“Shall we call her Elsie for your good, kind aunt?” returned Max.
“I should like to give that token of affection to both her and her mother,” said Evelyn, “were it not that there are already so many Elsies in the connection. How would Mary do? Perhaps shortening it to Maie.”
“Quite well, I think,” said Max. “So let us call her our little Maie.”
“Little treasure!” murmured Evelyn, gazing upon the baby face. “Oh, Max, I feel it very sweet to be a mother—to have a little darling of my very own.”
“And I find it far from unpleasant to be a father,” he returned gaily, “the only drawback upon my felicity being the hard fact that I must leave my two dearest ones so often for my life upon the sea.”

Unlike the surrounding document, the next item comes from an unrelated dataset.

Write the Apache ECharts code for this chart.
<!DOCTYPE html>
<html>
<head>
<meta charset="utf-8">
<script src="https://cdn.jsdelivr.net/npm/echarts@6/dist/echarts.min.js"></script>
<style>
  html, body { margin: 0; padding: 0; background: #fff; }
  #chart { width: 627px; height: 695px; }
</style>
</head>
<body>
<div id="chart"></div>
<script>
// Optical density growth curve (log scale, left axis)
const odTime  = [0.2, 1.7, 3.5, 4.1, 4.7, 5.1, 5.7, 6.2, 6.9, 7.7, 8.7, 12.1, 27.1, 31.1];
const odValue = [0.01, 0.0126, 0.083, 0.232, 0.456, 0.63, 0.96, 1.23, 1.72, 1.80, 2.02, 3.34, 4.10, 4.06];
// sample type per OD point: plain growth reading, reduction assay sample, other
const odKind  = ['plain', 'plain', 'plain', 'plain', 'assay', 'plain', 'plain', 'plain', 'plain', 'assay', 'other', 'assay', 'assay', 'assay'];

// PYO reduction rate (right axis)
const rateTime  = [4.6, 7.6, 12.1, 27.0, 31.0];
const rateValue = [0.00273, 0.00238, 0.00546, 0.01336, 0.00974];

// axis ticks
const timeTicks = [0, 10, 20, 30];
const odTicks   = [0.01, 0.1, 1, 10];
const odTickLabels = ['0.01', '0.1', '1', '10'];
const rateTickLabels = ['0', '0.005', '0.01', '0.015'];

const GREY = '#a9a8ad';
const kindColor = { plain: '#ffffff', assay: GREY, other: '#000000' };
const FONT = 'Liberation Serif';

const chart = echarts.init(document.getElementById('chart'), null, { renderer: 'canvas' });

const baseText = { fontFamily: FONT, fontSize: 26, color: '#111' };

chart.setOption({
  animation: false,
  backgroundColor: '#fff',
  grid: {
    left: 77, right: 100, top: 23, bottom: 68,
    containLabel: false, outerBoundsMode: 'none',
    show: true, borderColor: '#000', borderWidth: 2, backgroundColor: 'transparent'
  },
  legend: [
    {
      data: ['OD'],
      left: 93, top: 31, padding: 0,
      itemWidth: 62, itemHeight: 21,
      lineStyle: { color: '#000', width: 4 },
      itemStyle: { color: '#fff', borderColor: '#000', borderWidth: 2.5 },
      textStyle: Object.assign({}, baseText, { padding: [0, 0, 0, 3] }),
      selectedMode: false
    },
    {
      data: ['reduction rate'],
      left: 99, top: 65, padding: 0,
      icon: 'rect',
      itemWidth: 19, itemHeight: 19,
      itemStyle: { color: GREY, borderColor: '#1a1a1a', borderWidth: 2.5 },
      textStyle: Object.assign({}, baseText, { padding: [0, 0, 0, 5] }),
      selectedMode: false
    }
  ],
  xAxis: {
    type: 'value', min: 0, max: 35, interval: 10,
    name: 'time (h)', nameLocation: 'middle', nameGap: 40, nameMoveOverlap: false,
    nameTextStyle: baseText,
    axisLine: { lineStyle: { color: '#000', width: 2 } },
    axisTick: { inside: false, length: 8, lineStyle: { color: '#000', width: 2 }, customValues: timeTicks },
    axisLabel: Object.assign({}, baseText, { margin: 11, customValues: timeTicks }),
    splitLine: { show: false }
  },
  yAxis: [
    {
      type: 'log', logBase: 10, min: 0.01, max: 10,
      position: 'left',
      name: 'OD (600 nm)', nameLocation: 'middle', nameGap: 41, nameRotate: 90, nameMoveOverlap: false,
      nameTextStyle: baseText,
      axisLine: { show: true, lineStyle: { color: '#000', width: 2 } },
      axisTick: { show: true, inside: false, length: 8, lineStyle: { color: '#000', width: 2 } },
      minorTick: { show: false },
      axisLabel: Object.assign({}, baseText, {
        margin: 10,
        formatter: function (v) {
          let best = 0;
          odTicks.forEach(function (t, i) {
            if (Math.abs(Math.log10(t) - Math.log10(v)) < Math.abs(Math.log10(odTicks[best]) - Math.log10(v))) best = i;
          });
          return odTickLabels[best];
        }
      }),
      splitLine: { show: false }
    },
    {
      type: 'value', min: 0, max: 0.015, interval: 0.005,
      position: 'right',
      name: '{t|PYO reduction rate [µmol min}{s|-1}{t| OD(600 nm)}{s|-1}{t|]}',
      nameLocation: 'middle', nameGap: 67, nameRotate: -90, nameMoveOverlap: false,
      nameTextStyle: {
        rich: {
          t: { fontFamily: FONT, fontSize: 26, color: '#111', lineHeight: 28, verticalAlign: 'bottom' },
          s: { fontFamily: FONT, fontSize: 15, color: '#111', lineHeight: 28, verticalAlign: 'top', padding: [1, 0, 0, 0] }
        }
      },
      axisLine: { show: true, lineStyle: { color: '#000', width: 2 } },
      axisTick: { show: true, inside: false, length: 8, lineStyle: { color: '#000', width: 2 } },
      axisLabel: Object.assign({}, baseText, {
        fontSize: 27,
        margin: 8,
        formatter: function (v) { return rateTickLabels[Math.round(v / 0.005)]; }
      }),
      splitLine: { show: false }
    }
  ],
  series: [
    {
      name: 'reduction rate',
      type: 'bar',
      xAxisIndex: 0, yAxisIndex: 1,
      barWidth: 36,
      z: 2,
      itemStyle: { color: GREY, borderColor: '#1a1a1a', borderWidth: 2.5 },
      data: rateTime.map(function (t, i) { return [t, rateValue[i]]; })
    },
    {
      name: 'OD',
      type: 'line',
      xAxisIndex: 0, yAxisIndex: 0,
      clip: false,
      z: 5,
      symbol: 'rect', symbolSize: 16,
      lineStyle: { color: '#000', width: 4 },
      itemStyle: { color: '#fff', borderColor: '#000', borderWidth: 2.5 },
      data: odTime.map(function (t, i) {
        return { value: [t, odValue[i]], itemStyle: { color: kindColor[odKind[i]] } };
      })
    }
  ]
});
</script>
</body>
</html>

“Ah,” she sighed, “I must try not to think of that now. It is a hard thought, though I am proud of my husband’s readiness to serve his country.”
“A country well worth serving, I think,” smiled Max; “the grandest one in the world.”
Doctor and nurse both came in at that moment.
“In which opinion I heartily agree with you,” said Harold, having overheard Max’s last sentence. “But remember, my good naval officer, that you must not talk in too exciting a way to my patient.”
“Oh, I am not at all excited, but if you abuse my husband I shall be,” said Evelyn, with mirthful look and tone.